Avoiding Heat Injuries in the Workplace

construction worker sweating because of heat

Summer might be great news for school-kids, but for hardworking people on the job, heat can pose real health risks. Here's what you need to know to keep everyone safe.

Heat Risks

Although summer sun does increase heat-related injuries and health risks, it's crucial to prioritize safety throughout the year--especially since heat problems have a variety of sources. Take, for example, industries that regularly deal with high volumes of hot objects, or workplaces where strenuous physical activity is combined with high humidity. Because of this, it's not just outdoor employees who are at risk; anyone who works in or around heat must be careful, aware, and safe.

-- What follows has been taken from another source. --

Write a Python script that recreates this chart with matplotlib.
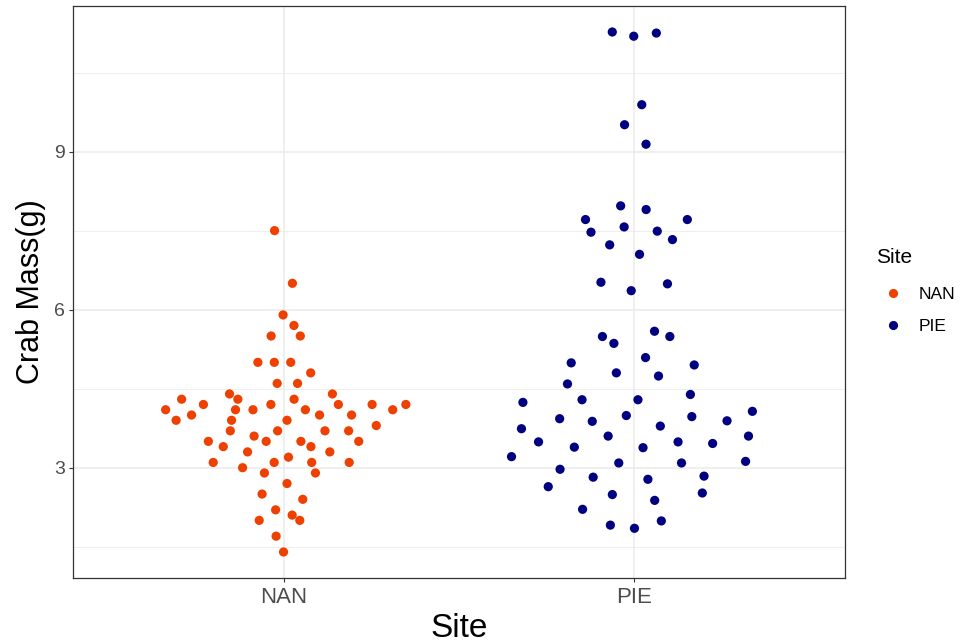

OSHA defines four categories of heat associated risk. These categories are:

  • Lower: Less than 91°F
  • Moderate: 91°F to 103°F
  • High: 103°F to 115°F
  • Very High to Extreme: Greater than 115°F

Being familiar with these categories can help you take appropriate actions in a hot workplace.

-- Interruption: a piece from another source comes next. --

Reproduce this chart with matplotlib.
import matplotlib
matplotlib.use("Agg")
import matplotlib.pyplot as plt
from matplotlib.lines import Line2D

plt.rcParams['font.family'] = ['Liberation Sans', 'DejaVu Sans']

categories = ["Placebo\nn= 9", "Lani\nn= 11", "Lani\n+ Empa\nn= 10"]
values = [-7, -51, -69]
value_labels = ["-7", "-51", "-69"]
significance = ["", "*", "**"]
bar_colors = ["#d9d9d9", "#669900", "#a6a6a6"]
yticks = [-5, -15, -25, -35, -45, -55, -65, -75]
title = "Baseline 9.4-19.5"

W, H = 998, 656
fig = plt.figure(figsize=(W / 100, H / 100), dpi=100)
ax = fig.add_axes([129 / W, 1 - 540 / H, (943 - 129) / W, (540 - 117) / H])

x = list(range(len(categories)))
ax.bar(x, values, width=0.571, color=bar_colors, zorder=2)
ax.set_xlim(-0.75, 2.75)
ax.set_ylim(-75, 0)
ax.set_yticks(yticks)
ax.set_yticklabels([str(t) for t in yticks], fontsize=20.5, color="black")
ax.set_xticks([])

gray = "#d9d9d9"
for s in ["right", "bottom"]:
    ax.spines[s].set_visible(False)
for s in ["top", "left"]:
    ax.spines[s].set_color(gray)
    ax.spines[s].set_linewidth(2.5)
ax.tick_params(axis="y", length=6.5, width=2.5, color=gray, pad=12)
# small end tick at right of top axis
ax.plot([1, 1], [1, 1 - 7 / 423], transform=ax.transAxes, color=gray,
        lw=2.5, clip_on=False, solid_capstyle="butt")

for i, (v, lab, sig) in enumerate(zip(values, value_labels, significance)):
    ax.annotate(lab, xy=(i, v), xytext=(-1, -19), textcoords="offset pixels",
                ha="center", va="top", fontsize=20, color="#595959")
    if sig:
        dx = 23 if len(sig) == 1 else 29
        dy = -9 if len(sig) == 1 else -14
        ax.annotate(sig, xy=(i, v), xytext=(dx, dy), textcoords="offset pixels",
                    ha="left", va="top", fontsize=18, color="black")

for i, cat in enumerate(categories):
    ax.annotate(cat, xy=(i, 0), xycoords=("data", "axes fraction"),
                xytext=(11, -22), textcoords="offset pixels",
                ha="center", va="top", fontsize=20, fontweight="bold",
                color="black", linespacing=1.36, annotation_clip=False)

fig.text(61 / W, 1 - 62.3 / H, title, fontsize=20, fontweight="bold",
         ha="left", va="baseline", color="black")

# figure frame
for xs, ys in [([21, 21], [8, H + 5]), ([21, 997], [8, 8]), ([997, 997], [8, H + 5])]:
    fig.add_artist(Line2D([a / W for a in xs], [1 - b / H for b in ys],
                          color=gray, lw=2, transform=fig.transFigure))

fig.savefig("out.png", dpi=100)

Prevention of Heat Injuries

Here are a few tips for preventing heat injuries in your workplace

Proper Ventilation and Cooling Systems

Air conditioning and proper ventilation are little things that have a big impact. Good airflow can keep temperatures from becoming dangerous in both indoor and outdoor environments.

Healthy Work Practices

Work/break cycles, access to plenty of cold water, and chances to build up heat tolerance can help limit the risk of injury in high-temperature environments. Employers can also use training materials to help workers take good care of themselves in the heat.

Make Emergency Plans

It's essential to have an emergency plan in place. Heat injuries should be taken seriously and treated quickly. A little preparation goes a long way.